A family in a gated community paints their naked bodies with camouflage so they can run barefoot around the neighborhood, hunting for meat. Thelonious Monk begins following a man around, providing a soundtrack to his everyday life, complicating the logistics of his commutes. In another story, pills provide instant knowledge of vocabulary and grammar, while, in another, the “The Body Language of Trees” is personified, wandering around motivated by a sense of “Civic Duty.” Yet the book is strongest when absurdity is merely background, not the focus. In the tale of an individual who claims he “failed to find favour with the city’s editors” and thus embarks on an obsessive quest to come to some objective understanding of just how badly he failed, for instance, the plot is a set-up for an exploration of feeling. The man takes out newspaper advertisements and hires web technicians and statisticians and eventually speaks on the phone to someone who may or may not be the actual Dalai Lama—none of which gets him any closer to satisfaction. The tantalizingly unsated: this is Ó Cúinn’s forte. The best stories here have no reveal, hinge on no pun or formula; rather, they abandon the reader, within the span of a few scant sentences, inside an indelible moment, a feeling, a character’s mind, trying to work out the why and wherefore with an intimate immediacy that cannot be shaken:

The clock on the wall is set for another time zone. Or the battery is dying. She remembers another hike, the one with her ex-ex; she remembers the cheese fondue, how they’d dunked burger and sliced white bread and shared a pint of Heineken; she remembers not wanting to leave.

or

He rereads the letter—trawls through it in a different light, a different room. Slants, loops, dots; he searches, feels the indentations through the page. He thinks about her choice of words. He empties the glass and goes out for air. Back home, he retrieves the letter from the bin. He rereads, trawls through it in a different room, a different light.

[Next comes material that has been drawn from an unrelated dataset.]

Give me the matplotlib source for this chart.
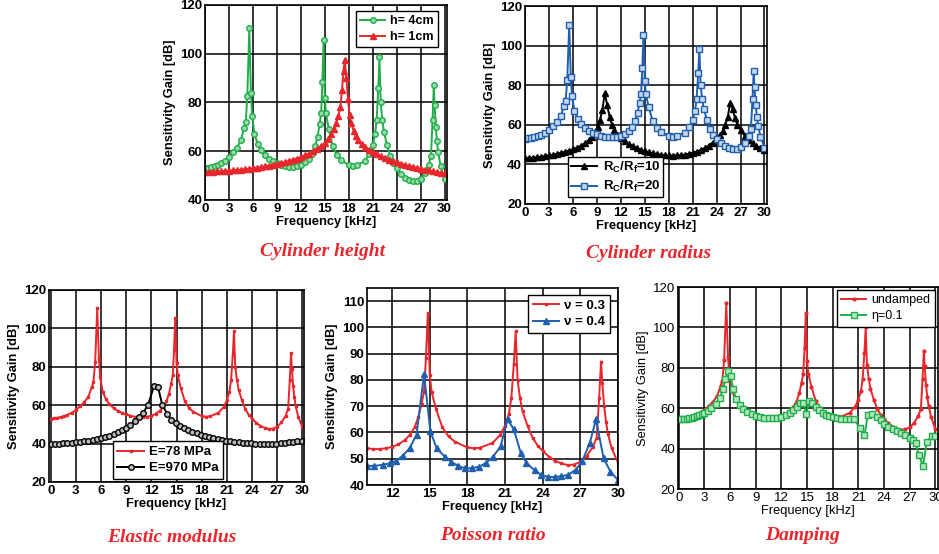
import matplotlib
matplotlib.use("Agg")
import matplotlib.pyplot as plt

plt.rcParams['font.family'] = ['Liberation Sans', 'DejaVu Sans']
plt.rcParams['mathtext.fontset'] = 'custom'
plt.rcParams['mathtext.rm'] = 'Liberation Sans'
plt.rcParams['mathtext.bf'] = 'Liberation Sans:bold'
plt.rcParams['mathtext.it'] = 'Liberation Sans:italic'

# reference response (h=4cm, Rc/Rf=20, E=78 MPa, nu=0.3)
base_f = [0, 0.4, 0.8, 1.2, 1.6, 2.0, 2.5, 3.0, 3.5, 4.0, 4.5, 4.9, 5.1, 5.3, 5.55, 5.75, 5.9, 6.2, 6.6, 7.0,
          7.5, 8.0, 8.5, 9.0, 9.5, 10.0, 10.5, 11.0, 11.5, 12.0, 12.5, 13.0, 13.4, 13.8, 14.1, 14.35, 14.55, 14.7, 14.85, 15.0,
          15.15, 15.5, 16.0, 16.5, 17.0, 18.0, 18.5, 19.0, 20.0, 20.6, 21.0, 21.3, 21.5, 21.7, 21.85, 22.0, 22.2, 22.4, 22.8, 23.2,
          23.6, 24.0, 24.5, 25.0, 25.5, 26.0, 26.5, 27.0, 27.5, 28.0, 28.3, 28.5, 28.65, 28.75, 28.9, 29.05, 29.2, 29.5, 30.0]
base_g = [53, 53.2, 53.5, 53.8, 54.3, 55, 56, 57.5, 59.5, 61.5, 64.5, 69.5, 72, 82.5, 110.5, 84, 74.5, 67, 63, 60.5,
          58.5, 57, 56, 55.2, 54.5, 54, 53.7, 53.7, 54, 54.5, 55.5, 57, 59, 62, 66, 71, 75.5, 88.5, 105.5, 82,
          75.5, 69, 62, 58.5, 56.5, 54.3, 54, 54.2, 56, 59, 62.5, 67, 73, 86, 98.5, 80, 73, 68, 62.5, 58,
          55, 53, 50.8, 49.2, 48.2, 47.6, 47.8, 48.8, 51, 54.5, 58, 73, 87, 79, 70, 64, 59.5, 54, 48.5]

# h = 1 cm
h1_f = [0, 0.5, 1, 1.5, 2, 2.5, 3, 3.5, 4, 4.5, 5, 5.5, 6, 6.5, 7, 7.5, 8, 8.5, 9, 9.5,
        10, 10.5, 11, 11.5, 12, 12.5, 13, 13.5, 14, 14.5, 15, 15.4, 15.8, 16.1, 16.4, 16.7, 16.95, 17.15, 17.35, 17.5,
        17.7, 17.9, 18.1, 18.3, 18.6, 18.9, 19.2, 19.6, 20, 20.5, 21, 21.5, 22, 22.5, 23, 23.5, 24, 24.5, 25, 25.5,
        26, 26.5, 27, 27.5, 28, 28.5, 29, 29.5, 30]
h1_g = [51.5, 51.5, 51.6, 51.7, 51.8, 51.9, 52, 52.1, 52.3, 52.4, 52.6, 52.8, 53, 53.2, 53.5, 53.8, 54.1, 54.4, 54.7, 55.1,
        55.5, 56, 56.5, 57, 57.6, 58.3, 59, 59.9, 60.9, 62, 63.4, 65, 67, 69, 71.5, 74.5, 78, 85, 93, 97.5,
        90, 81.5, 75, 71.5, 68.5, 66.2, 64.5, 63, 61.8, 60.6, 59.6, 58.8, 58, 57.3, 56.6, 56, 55.4, 54.9, 54.4, 54,
        53.6, 53.2, 52.8, 52.5, 52.2, 51.8, 51.5, 51.2, 50.9]

# Rc/Rf = 10
r10_f = [0, 0.5, 1, 1.5, 2, 2.5, 3, 3.5, 4, 4.5, 5, 5.5, 6, 6.5, 7, 7.5, 8, 8.4, 8.8, 9.1,
         9.4, 9.7, 10.0, 10.3, 10.6, 10.9, 11.2, 11.6, 12, 12.5, 13, 13.5, 14, 14.5, 15, 15.5, 16, 16.5, 17, 17.5,
         18, 18.5, 19, 19.5, 20, 20.5, 21, 21.5, 22, 22.5, 23, 23.5, 24, 24.4, 24.8, 25.1, 25.4, 25.7, 26.0, 26.3,
         26.6, 27, 27.5, 28, 28.5, 29, 29.5, 30]
r10_g = [43, 43.2, 43.4, 43.6, 43.9, 44.2, 44.5, 44.9, 45.3, 45.8, 46.3, 46.9, 47.6, 48.4, 49.4, 50.6, 52.2, 54, 56.5, 59,
         62.5, 67.5, 76, 70, 64, 60, 57.5, 55, 53.2, 51.6, 50.3, 49.2, 48.2, 47.4, 46.7, 46.1, 45.6, 45.2, 44.9, 44.6,
         44.5, 44.4, 44.5, 44.6, 44.9, 45.3, 45.8, 46.4, 47.2, 48.2, 49.5, 51, 53, 55, 57, 60, 64, 71, 68, 63.5,
         60, 57.5, 54.5, 52.3, 50.6, 49.2, 48, 47]

# E = 970 MPa
e970_f = [0, 0.5, 1, 1.5, 2, 2.5, 3, 3.5, 4, 4.5, 5, 5.5, 6, 6.5, 7, 7.5, 8, 8.5, 9, 9.5,
          10, 10.5, 11, 11.6, 12.3, 12.8, 13.3, 13.9, 14.4, 14.9, 15.4, 15.9, 16.4, 16.9, 17.4, 17.9, 18.4, 18.9, 19.4, 19.9,
          20.4, 20.9, 21.4, 21.9, 22.4, 22.9, 23.4, 23.9, 24.4, 24.9, 25.4, 25.9, 26.4, 26.9, 27.4, 27.9, 28.4, 28.9, 29.4, 29.9]
e970_g = [40, 40, 40, 40.1, 40.3, 40.4, 40.6, 40.9, 41.2, 41.5, 41.9, 42.3, 42.8, 43.4, 44.1, 44.9, 45.8, 46.9, 48.2, 49.8,
          51.5, 53.8, 56, 60, 69.8, 69.4, 60, 55.5, 52.5, 50.6, 49.2, 48, 47, 46.1, 45.3, 44.6, 44, 43.4, 42.9, 42.4,
          42, 41.6, 41.3, 41, 40.7, 40.5, 40.3, 40.1, 40, 40, 39.9, 39.9, 40, 40, 40.2, 40.4, 40.6, 40.9, 41.2, 41.5]

# nu = 0.4
nu4_f = [10.0, 10.6, 11.25, 11.85, 12.35, 12.85, 13.4, 13.95, 14.55, 15.05, 15.55, 16.2, 16.7, 17.25, 17.8, 18.35, 18.95, 19.45, 20.05, 20.65,
         21.2, 21.7, 22.25, 22.7, 23.35, 23.85, 24.4, 24.95, 25.45, 26.05, 26.65, 27.15, 27.75, 28.25, 28.85, 29.4, 30.0]
nu4_g = [47.3, 47.3, 47.7, 48.3, 49.2, 51.2, 54, 59.2, 82.3, 60.5, 54, 50.8, 48.9, 47.3, 46.4, 46.4, 47, 48.3, 50.8, 54.7,
         65, 61.2, 52.3, 48.5, 45.6, 44, 43.1, 43.1, 43.3, 43.9, 45.9, 49.1, 55.9, 65, 50.3, 45.1, 41.9]

# undamped (damping panel)
und_g = [54.7, 54.9, 55.2, 55.5, 56, 56.7, 57.7, 59.2, 61.2, 63.2, 66.2, 71.2, 73.7, 84, 112, 85.5, 76, 68.7, 64.7, 62.2,
         60.2, 58.7, 57.7, 56.9, 56.2, 55.7, 55.4, 55.4, 55.7, 56.2, 57.2, 58.7, 60.7, 63.7, 67.7, 72.7, 77, 90, 107, 83.5,
         77, 70.7, 63.7, 60.2, 58.2, 56, 55.7, 55.9, 57.7, 60.7, 64.2, 68.7, 74.7, 87.5, 100, 81.5, 74.7, 69.7, 64.2, 59.7,
         56.7, 54.7, 52.5, 50.9, 49.9, 49.3, 49.5, 50.5, 52.7, 56.2, 59.7, 74.7, 88.5, 80.7, 71.7, 65.7, 61.2, 55.7, 49.5]

# eta = 0.1
eta_f = [0, 0.3, 0.6, 0.9, 1.2, 1.5, 1.8, 2.1, 2.4, 2.7, 3.0, 3.4, 3.8, 4.3, 4.8, 5.2, 5.45, 5.75, 6.05, 6.35,
         6.7, 7.1, 7.5, 8.0, 8.5, 9.0, 9.5, 10.0, 10.5, 11.0, 11.5, 12.0, 12.5, 13.0, 13.4, 13.8, 14.2, 14.55, 14.9, 15.25,
         15.6, 16.0, 16.4, 16.8, 17.2, 17.6, 18.0, 18.5, 19.0, 19.5, 20.0, 20.5, 21.2, 21.7, 22.1, 22.6, 23.2, 23.6, 24.0, 24.5,
         25.0, 25.5, 26.0, 26.5, 27.0, 27.4, 27.7, 28.05, 28.55, 29.0, 29.6, 30.0]
eta_g = [54.5, 54.5, 54.6, 54.8, 55, 55.3, 55.7, 56.1, 56.6, 57.1, 57.7, 58.7, 60, 62, 65, 69.5, 74.5, 78.5, 76, 69.5,
         64.5, 61.5, 59.8, 58.3, 57.2, 56.3, 55.7, 55.3, 55, 55, 55.2, 55.7, 56.5, 57.7, 59, 60.8, 62.5, 62.5, 57, 63.5,
         62.5, 60.5, 59, 57.8, 56.8, 56, 55.5, 55, 54.8, 54.8, 54.8, 54.5, 50, 46.5, 56.5, 57, 55.5, 54, 52, 50.5,
         49.5, 48.5, 47.5, 46.5, 45.3, 44.5, 43, 37, 31.5, 43.5, 46, 46]

red = '#e8262b'
green = '#1fae4a'
blue = '#1f5fae'
title_font = dict(family='Liberation Serif', style='italic', weight='bold', size=14, color=red)

fig = plt.figure(figsize=(9.39, 5.54), dpi=100)


def setup(ax, xlim, ylim, xticks, yticks, bold=True):
    w = 'bold' if bold else 'normal'
    ax.set_xlim(xlim)
    ax.set_ylim(ylim)
    ax.set_xticks(xticks)
    ax.set_yticks(yticks)
    ax.grid(True, color='black', linewidth=1.1)
    ax.set_axisbelow(True)
    for s in ax.spines.values():
        s.set_linewidth(1.2)
    ax.tick_params(length=0, pad=2, labelsize=9.5)
    for lab in ax.get_xticklabels() + ax.get_yticklabels():
        lab.set_fontweight(w)
    ax.set_xlabel('Frequency [kHz]', fontsize=9.3, fontweight=w, labelpad=1)
    ax.set_ylabel('Sensitivity Gain [dB]', fontsize=9.3, fontweight=w, labelpad=3)


def leg(ax, loc, anchor, bold=True, size=9, spacing=0.3, pad=0.35):
    l = ax.legend(loc=loc, bbox_to_anchor=anchor, borderaxespad=0, fancybox=False, framealpha=1,
                  edgecolor='black', labelspacing=spacing, handlelength=2.0, handletextpad=0.4,
                  borderpad=pad, prop={'weight': 'bold' if bold else 'normal', 'size': size})
    l.get_frame().set_linewidth(1.0)


x3 = list(range(0, 31, 3))

# Cylinder height
ax1 = fig.add_axes([0.2183, 0.639, 0.2577, 0.352])
ax1.plot(base_f, base_g, color=green, lw=1.4, marker='o', ms=4, mfc='#9ad9a9', mec=green, label='h= 4cm')
ax1.plot(h1_f, h1_g, color=red, lw=1.4, marker='^', ms=4.5, mfc=red, mec=red, label='h= 1cm')
setup(ax1, (0, 30.3), (40, 120), x3, range(40, 121, 20))
leg(ax1, 'upper right', (0.965, 0.97))

# Cylinder radius
ax2 = fig.add_axes([0.559, 0.632, 0.2577, 0.357])
ax2.plot(r10_f, r10_g, color='black', lw=1.4, marker='^', ms=4.5, mfc='black', mec='black',
         label=r'$\mathbf{R_C/R_f}$=10')
ax2.plot(base_f, base_g, color=blue, lw=1.4, marker='s', ms=4, mfc='#c7d6ec', mec=blue,
         label=r'$\mathbf{R_C/R_f}$=20')
setup(ax2, (0, 30.3), (20, 120), x3, range(20, 121, 20))
leg(ax2, 'lower left', (0.18, 0.035), size=9.5, spacing=0.35, pad=0.2)

# Elastic modulus
ax3 = fig.add_axes([0.0522, 0.130, 0.2716, 0.3466])
ax3.plot(base_f, base_g, color=red, lw=1.4, marker='s', ms=2, mfc=red, mec=red, label='E=78 MPa')
ax3.plot(e970_f, e970_g, color='black', lw=1.4, marker='o', ms=4, mfc='#bbbbbb', mec='black', label='E=970 MPa')
setup(ax3, (-0.2, 30.2), (20, 120), x3, range(20, 121, 20))
leg(ax3, 'lower left', (0.25, 0.015), size=9.5)

# Poisson ratio
ax4 = fig.add_axes([0.3908, 0.1245, 0.2673, 0.3556])
ax4.plot(base_f, base_g, color=red, lw=1.4, marker='s', ms=2, mfc=red, mec=red, label='ν = 0.3')
ax4.plot(nu4_f, nu4_g, color=blue, lw=1.4, marker='^', ms=5, mfc=blue, mec=blue, label='ν = 0.4')
setup(ax4, (10, 30), (40, 115), range(12, 31, 3), range(40, 111, 10))
leg(ax4, 'upper right', (0.968, 0.964), size=9.5)

# Damping
ax5 = fig.add_axes([0.722, 0.1173, 0.2769, 0.3646])
ax5.plot(base_f, und_g, color=red, lw=1.4, marker='o', ms=2, mfc=red, mec=red, label='undamped')
ax5.plot(eta_f, eta_g, color=green, lw=1.4, marker='s', ms=5, mfc='#b4e3bf', mec=green, label='η=0.1')
setup(ax5, (-0.1, 30.3), (20, 120), x3, range(20, 121, 20), bold=False)
leg(ax5, 'upper right', (0.988, 0.985), bold=False)

fig.text(323 / 939, 1 - 252 / 554, 'Cylinder height', ha='center', va='center', **title_font)
fig.text(649 / 939, 1 - 253 / 554, 'Cylinder radius', ha='center', va='center', **title_font)
fig.text(172 / 939, 1 - 538 / 554, 'Elastic modulus', ha='center', va='center', **title_font)
fig.text(493 / 939, 1 - 535 / 554, 'Poisson ratio', ha='center', va='center', **title_font)
fig.text(803 / 939, 1 - 535 / 554, 'Damping', ha='center', va='center', **title_font)

fig.savefig('out.png', dpi=100)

or a flicker of recognition at a stoplight, a middle finger raised, and

He’ll realise later, then google her, call someone they used to know. The someone they used to know will do the same, causing a series of ripples, consequences from a chance encounter at the level of a glance.

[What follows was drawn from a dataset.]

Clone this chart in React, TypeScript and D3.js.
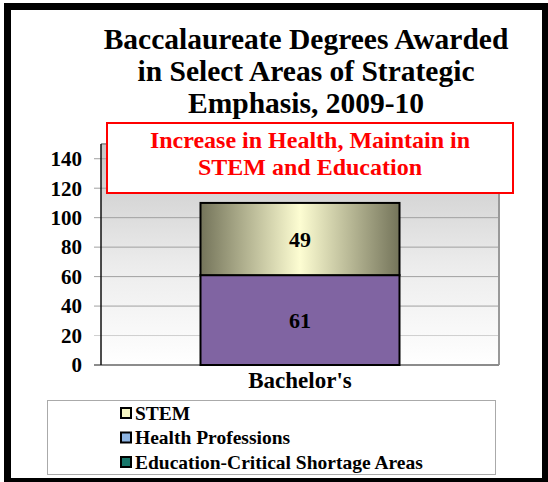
import React, { useEffect, useRef } from 'react';
import * as d3 from 'd3';

const categories = ["Bachelor's"];
const seriesNames = ['Health Professions', 'STEM'];
const healthValues = [61];
const stemValues = [49];
const yTicks = [0, 20, 40, 60, 80, 100, 120, 140];
const titleLines = ['Baccalaureate Degrees Awarded', 'in Select Areas of Strategic', 'Emphasis, 2009-10'];
const noteLines = ['Increase in Health, Maintain in', 'STEM and Education'];
const legendNames = ['STEM', 'Health Professions', 'Education-Critical Shortage Areas'];
const legendColors = ['#f7f7c4', '#8db4e2', '#17766a'];

const W = 548;
const H = 482;
const FONT = '"Liberation Serif", serif';

const App: React.FC = () => {
  const svgRef = useRef<SVGSVGElement>(null);

  useEffect(() => {
    if (!svgRef.current) return;
    const svg = d3.select(svgRef.current);
    svg.selectAll('*').remove();

    const margin = { top: 144, right: 49, bottom: 117, left: 101 };
    const innerW = W - margin.left - margin.right;
    const innerH = H - margin.top - margin.bottom;

    const defs = svg.append('defs');
    const bg = defs.append('linearGradient').attr('id', 'bg').attr('x1', 0).attr('y1', 0).attr('x2', 0).attr('y2', 1);
    bg.append('stop').attr('offset', '0%').attr('stop-color', '#c6c6c6');
    bg.append('stop').attr('offset', '55%').attr('stop-color', '#ececec');
    bg.append('stop').attr('offset', '100%').attr('stop-color', '#ffffff');
    const stem = defs.append('linearGradient').attr('id', 'stem').attr('x1', 0).attr('y1', 0).attr('x2', 1).attr('y2', 0);
    stem.append('stop').attr('offset', '0%').attr('stop-color', '#74745a');
    stem.append('stop').attr('offset', '50%').attr('stop-color', '#fdfdd2');
    stem.append('stop').attr('offset', '100%').attr('stop-color', '#74745a');

    // outer frame
    svg.append('rect')
      .attr('x', 7.5).attr('y', 6.5).attr('width', 538).attr('height', 475)
      .attr('fill', '#fff').attr('stroke', '#000').attr('stroke-width', 7);

    // title
    svg.append('g').selectAll('text').data(titleLines).join('text')
      .attr('x', 306).attr('y', (_, i) => 49 + i * 32)
      .attr('text-anchor', 'middle')
      .style('font-family', FONT).style('font-weight', 'bold').style('font-size', '29.5px')
      .style('fill', '#000')
      .text(d => d);

    const g = svg.append('g').attr('transform', `translate(${margin.left},${margin.top})`);

    const y = d3.scaleLinear().domain([0, 150]).range([innerH, 0]);
    const x = d3.scaleBand().domain(categories).range([0, innerW]).paddingInner(0.5).paddingOuter(0.25);

    g.append('rect').attr('width', innerW).attr('height', innerH).attr('fill', 'url(#bg)');

    // gridlines + ticks
    g.append('g').selectAll('line').data(yTicks.filter(t => t > 0)).join('line')
      .attr('x1', -7).attr('x2', innerW)
      .attr('y1', d => y(d)).attr('y2', d => y(d))
      .attr('stroke', d => (d === 20 ? '#cfcfcf' : '#a0a0a0')).attr('stroke-width', 1);

    // frame top / right
    g.append('path')
      .attr('d', `M0,0H${innerW}V${innerH}`)
      .attr('fill', 'none').attr('stroke', '#999').attr('stroke-width', 2);
    g.append('line').attr('x1', -7).attr('x2', innerW).attr('y1', innerH).attr('y2', innerH)
      .attr('stroke', '#8c8c8c').attr('stroke-width', 2);
    g.append('line').attr('x1', 0).attr('x2', 0).attr('y1', 0).attr('y2', innerH)
      .attr('stroke', '#111').attr('stroke-width', 1.5);

    g.append('g').selectAll('text').data(yTicks).join('text')
      .attr('x', -19).attr('y', d => y(d)).attr('dy', '0.35em')
      .attr('text-anchor', 'end')
      .style('font-family', FONT).style('font-weight', 'bold').style('font-size', '21px')
      .text(d => d);

    // stacked bars
    const stackData = categories.map((c, i) => ({ cat: c, 'Health Professions': healthValues[i], STEM: stemValues[i] }));
    const series = d3.stack<any>().keys(seriesNames)(stackData);
    const fills: Record<string, string> = { 'Health Professions': '#8064a2', STEM: 'url(#stem)' };

    series.forEach(s => {
      const sg = g.append('g');
      sg.selectAll('rect').data(s).join('rect')
        .attr('x', d => x(d.data.cat)!)
        .attr('width', x.bandwidth())
        .attr('y', d => y(d[1]))
        .attr('height', d => y(d[0]) - y(d[1]))
        .attr('fill', fills[s.key])
        .attr('stroke', '#000').attr('stroke-width', 2);
      sg.selectAll('text').data(s).join('text')
        .attr('x', d => x(d.data.cat)! + x.bandwidth() / 2)
        .attr('y', d => (y(d[0]) + y(d[1])) / 2).attr('dy', '0.35em')
        .attr('text-anchor', 'middle')
        .style('font-family', FONT).style('font-weight', 'bold').style('font-size', '22px')
        .text(d => d[1] - d[0]);
    });

    g.append('g').selectAll('text').data(categories).join('text')
      .attr('x', d => x(d)! + x.bandwidth() / 2)
      .attr('y', innerH + 23)
      .attr('text-anchor', 'middle')
      .style('font-family', FONT).style('font-weight', 'bold').style('font-size', '23px')
      .text(d => d);

    // red annotation box
    svg.append('rect')
      .attr('x', 107).attr('y', 123).attr('width', 406).attr('height', 70)
      .attr('fill', '#fff').attr('stroke', '#ff0000').attr('stroke-width', 2);
    svg.append('g').selectAll('text').data(noteLines).join('text')
      .attr('x', 310).attr('y', (_, i) => 148 + i * 27)
      .attr('text-anchor', 'middle')
      .style('font-family', FONT).style('font-weight', 'bold').style('font-size', '24px')
      .style('fill', '#ff0000')
      .text(d => d);

    // legend
    svg.append('rect')
      .attr('x', 47.5).attr('y', 400.5).attr('width', 448).attr('height', 74)
      .attr('fill', '#fff').attr('stroke', '#aaa').attr('stroke-width', 1);
    const lg = svg.append('g').selectAll('g').data(legendNames).join('g')
      .attr('transform', (_, i) => `translate(120,${413 + i * 24.5})`);
    lg.append('rect')
      .attr('x', 1).attr('y', -5).attr('width', 10).attr('height', 10)
      .attr('fill', (_, i) => legendColors[i]).attr('stroke', '#000').attr('stroke-width', 2);
    lg.append('text')
      .attr('x', 15).attr('dy', '0.35em')
      .style('font-family', FONT).style('font-weight', 'bold').style('font-size', '19.5px')
      .text(d => d);
  }, []);

  return (
    <div style={{ position: 'absolute', left: 0, top: 0 }}>
      <svg ref={svgRef} width={W} height={H} />
    </div>
  );
};

export default App;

The accumulation of effect: that’s what Ó Cúinn nails, dropping the reader into the purely subjective, into the experience of the Proustian trigger: pictographs on a foreign menu becoming isolated snippets of memory, or the internal pondering of “how differently we saw the past. And the present, the subjunctive,” a phrasing that doesn’t stop, but adds angles, valences, and then leaves the reader, at the end of the piece, pondering a labyrinth from within.